According to Bellace, the global crisis should heighten European nations’ desire to integrate even more deeply to counterbalance the economic power of the United States, which created much of the current mess. “Individual countries can’t do it. To some extent, that might explain why France and Germany are growing closer together.”
Bellace also cites the November appointment of former French agriculture minister Michel Barnier to head the EU’s internal markets commission — a position similar to the U.S. treasury secretary — as another indicator of what may come to pass in 2010. The appointment was viewed by some as a sign that the more heavily regulation-oriented economic policies of France had won over the Ango-Saxon model. “The British papers were full of comments that this is a terrible blow to the City of London, because Barnier will support more regulation of markets, which will cause firms that can locate in other places to leave.”
Regulatory Reform
Regulatory reform will be an important issue particularly for London, where financial services have become a major engine of economic activity, according to Wharton management professor Felipe Monteiro. “London has always been on the vanguard of what’s happening in financial services, and I have no doubt all the things that are being discussed now in terms of restructuring financial markets and financial services will have a great impact on London, and will have cascading effects in financial markets worldwide, for good or for bad,” he says.

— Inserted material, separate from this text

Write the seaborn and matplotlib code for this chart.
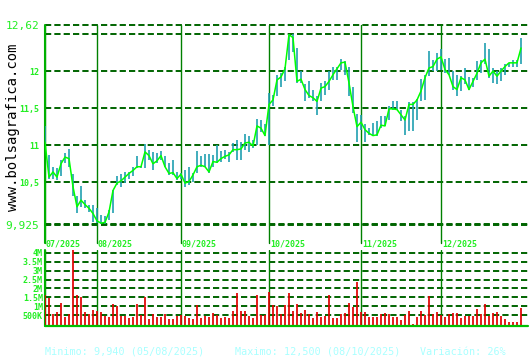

In a report titled Regulatory Roundup 2009 and Outlook for 2010, the International Centre for Financial Regulation (ICFR) notes that regulatory initiatives will fall into three broad categories:
- addressing early identification of systemic risks, often called “macro-prudential regulation”;
- improving regulation and supervision so that individual institutions are less likely to need public funds in the future; and
- structural reforms of the regulatory architecture.
The last element — structural reforms — would involve determining responsibility for systemic risk and deciding whether change is needed to unify or separate regulation and supervision of banks, insurers and markets. According to the report, the UK is “grappling” with whether the Bank of England or the Financial Services Authority should handle regulation. In Europe, the report continues, plans for a new European Systemic Risk Board should be final sometime in 2010.
THE ICFR adds that many other topics have yet to appear on the regulatory agenda, including “two particularly tricky conundrums.” The first would be how to manage concerns over the size and systemic instability of large, complex financial institutions, especially since the financial crisis has reduced the total number of institutions and made those that have survived the consolidation all the more important. The second issue mirrors the first in the regulatory arena. “On the one hand, we seek regulatory convergence and harmonization so as to prevent regulatory arbitrage,” the report states. “But there is a risk that without diversity, when all supervisors use the same methods and tools, they are all wrong at once. So how do we encourage diversity in bank business models and regulatory models?”
The Downside to Regulation
Guillen notes that in addition to spurring new regulation, the crisis should prompt a simultaneous reexamination of regulations and practices that inhibit competitiveness. “It is widely recognized that Europe still has a problem with too many regulations, and the incentives are not in place for entrepreneurs to succeed.” For example, he notes that the venture capital industry has never developed substantially in Europe because of weak intellectual protection and patent laws, even as state regulations continue to stifle businesses with excessive red tape. “The crisis has heightened the need for European countries to do something about this. Their future prosperity hinges on it. This will be a big topic in 2010.”
Some of the same ideological dynamics are playing out in Russia, according to Nichols. He says that in the coming year it will be important to see whether Russia allows people and businesses to work together freely, or whether the government increasingly inserts itself into business and individual relationships. Indeed, Russia appeared to be allowing more of these relationships to exist, although in the last year and a half, it has seemed “to be plateauing, or even moving in the other direction.” If Russia continues along this path, the nation’s economy will be heavily influenced by special interests — a direction which Nichols says historically has resulted in poor economic performance.
Despite the amount of attention focused on China and emerging economies in other parts of the world, Monteiro states that many of the top 100 multinational corporations are still based in Europe. While growth may be slower across the continent in the immediate future, Europe will continue to be a major global economic force for years to come. “Whatever these companies do, there will be global impact resulting from their actions.”
The key to continued European business expansion, he adds, lies in multinationals structuring their global operations to capture the benefits of global innovation. Most large European companies have assets worldwide, not only for production but for the generation of knowledge and innovation, he notes. “I expect them to be increasingly global — not just in selling, but in product integration and changing technology…. To create new products today, we rely on different parts of the world. European multinationals, because of their [geographically distributed] assets, are well-positioned” to do that.